Task to complete: Note each line of the listing that contains the string "draw", and copy it.

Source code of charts
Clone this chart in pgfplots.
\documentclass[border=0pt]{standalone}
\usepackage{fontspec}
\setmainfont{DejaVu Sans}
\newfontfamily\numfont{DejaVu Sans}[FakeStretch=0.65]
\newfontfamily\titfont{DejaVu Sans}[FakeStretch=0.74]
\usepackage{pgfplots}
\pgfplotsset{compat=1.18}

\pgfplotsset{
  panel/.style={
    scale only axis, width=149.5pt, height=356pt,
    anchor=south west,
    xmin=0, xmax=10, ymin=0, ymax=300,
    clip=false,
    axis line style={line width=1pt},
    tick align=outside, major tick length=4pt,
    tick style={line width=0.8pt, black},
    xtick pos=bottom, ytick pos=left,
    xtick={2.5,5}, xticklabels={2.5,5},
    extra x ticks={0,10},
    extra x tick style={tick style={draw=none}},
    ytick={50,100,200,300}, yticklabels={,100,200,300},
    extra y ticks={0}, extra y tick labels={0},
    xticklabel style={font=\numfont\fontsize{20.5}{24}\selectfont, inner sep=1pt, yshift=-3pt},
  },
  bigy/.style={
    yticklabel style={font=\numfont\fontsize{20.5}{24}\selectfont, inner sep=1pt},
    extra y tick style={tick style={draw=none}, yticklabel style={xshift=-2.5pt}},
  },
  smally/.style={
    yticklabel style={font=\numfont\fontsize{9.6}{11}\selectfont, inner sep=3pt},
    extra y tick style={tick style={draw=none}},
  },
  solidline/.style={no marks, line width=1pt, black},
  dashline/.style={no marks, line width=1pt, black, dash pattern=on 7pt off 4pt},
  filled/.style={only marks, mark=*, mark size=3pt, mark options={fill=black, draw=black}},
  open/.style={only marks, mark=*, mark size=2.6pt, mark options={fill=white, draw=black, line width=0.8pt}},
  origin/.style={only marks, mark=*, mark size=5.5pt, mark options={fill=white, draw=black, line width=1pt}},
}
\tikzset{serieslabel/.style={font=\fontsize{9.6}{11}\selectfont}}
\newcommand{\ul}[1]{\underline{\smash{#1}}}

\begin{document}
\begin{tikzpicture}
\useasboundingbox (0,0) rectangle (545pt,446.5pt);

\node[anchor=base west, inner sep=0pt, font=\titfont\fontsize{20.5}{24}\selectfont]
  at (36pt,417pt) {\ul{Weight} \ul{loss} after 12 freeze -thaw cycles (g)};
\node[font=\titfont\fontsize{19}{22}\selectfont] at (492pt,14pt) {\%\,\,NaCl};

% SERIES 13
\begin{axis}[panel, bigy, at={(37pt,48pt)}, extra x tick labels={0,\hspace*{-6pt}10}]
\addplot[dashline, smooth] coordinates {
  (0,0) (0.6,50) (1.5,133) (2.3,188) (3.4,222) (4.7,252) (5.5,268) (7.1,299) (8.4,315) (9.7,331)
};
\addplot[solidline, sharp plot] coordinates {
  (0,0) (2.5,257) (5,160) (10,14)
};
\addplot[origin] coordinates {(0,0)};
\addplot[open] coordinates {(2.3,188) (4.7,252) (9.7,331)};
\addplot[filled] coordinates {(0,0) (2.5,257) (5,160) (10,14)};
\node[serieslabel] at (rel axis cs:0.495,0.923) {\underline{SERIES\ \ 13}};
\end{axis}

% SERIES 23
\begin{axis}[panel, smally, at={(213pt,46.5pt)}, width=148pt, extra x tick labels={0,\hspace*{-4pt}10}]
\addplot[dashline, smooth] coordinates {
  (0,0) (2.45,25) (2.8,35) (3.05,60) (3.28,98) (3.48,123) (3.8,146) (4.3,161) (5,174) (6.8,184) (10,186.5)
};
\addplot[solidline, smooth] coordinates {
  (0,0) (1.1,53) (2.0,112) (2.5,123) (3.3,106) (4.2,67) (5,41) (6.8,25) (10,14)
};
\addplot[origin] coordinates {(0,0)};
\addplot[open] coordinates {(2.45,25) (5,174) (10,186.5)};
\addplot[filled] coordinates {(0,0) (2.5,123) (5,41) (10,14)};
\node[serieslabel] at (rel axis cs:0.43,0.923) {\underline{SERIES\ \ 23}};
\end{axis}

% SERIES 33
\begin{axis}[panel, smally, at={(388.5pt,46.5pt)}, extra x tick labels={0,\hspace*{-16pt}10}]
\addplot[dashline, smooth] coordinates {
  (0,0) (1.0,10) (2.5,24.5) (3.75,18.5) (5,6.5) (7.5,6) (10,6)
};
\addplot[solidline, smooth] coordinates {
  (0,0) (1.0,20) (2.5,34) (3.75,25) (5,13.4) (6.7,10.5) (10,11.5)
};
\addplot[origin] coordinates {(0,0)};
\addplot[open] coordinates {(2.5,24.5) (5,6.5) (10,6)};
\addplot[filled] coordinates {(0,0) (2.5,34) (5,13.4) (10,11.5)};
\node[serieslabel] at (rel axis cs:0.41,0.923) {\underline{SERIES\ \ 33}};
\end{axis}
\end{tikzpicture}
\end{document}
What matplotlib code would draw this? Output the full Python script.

Answer for this exercise:
    extra x tick style={tick style={draw=none}},
    extra y tick style={tick style={draw=none}, yticklabel style={xshift=-2.5pt}},
    extra y tick style={tick style={draw=none}},
  filled/.style={only marks, mark=*, mark size=3pt, mark options={fill=black, draw=black}},
  open/.style={only marks, mark=*, mark size=2.6pt, mark options={fill=white, draw=black, line width=0.8pt}},
  origin/.style={only marks, mark=*, mark size=5.5pt, mark options={fill=white, draw=black, line width=1pt}},
What matplotlib code would draw this? Output the full Python script.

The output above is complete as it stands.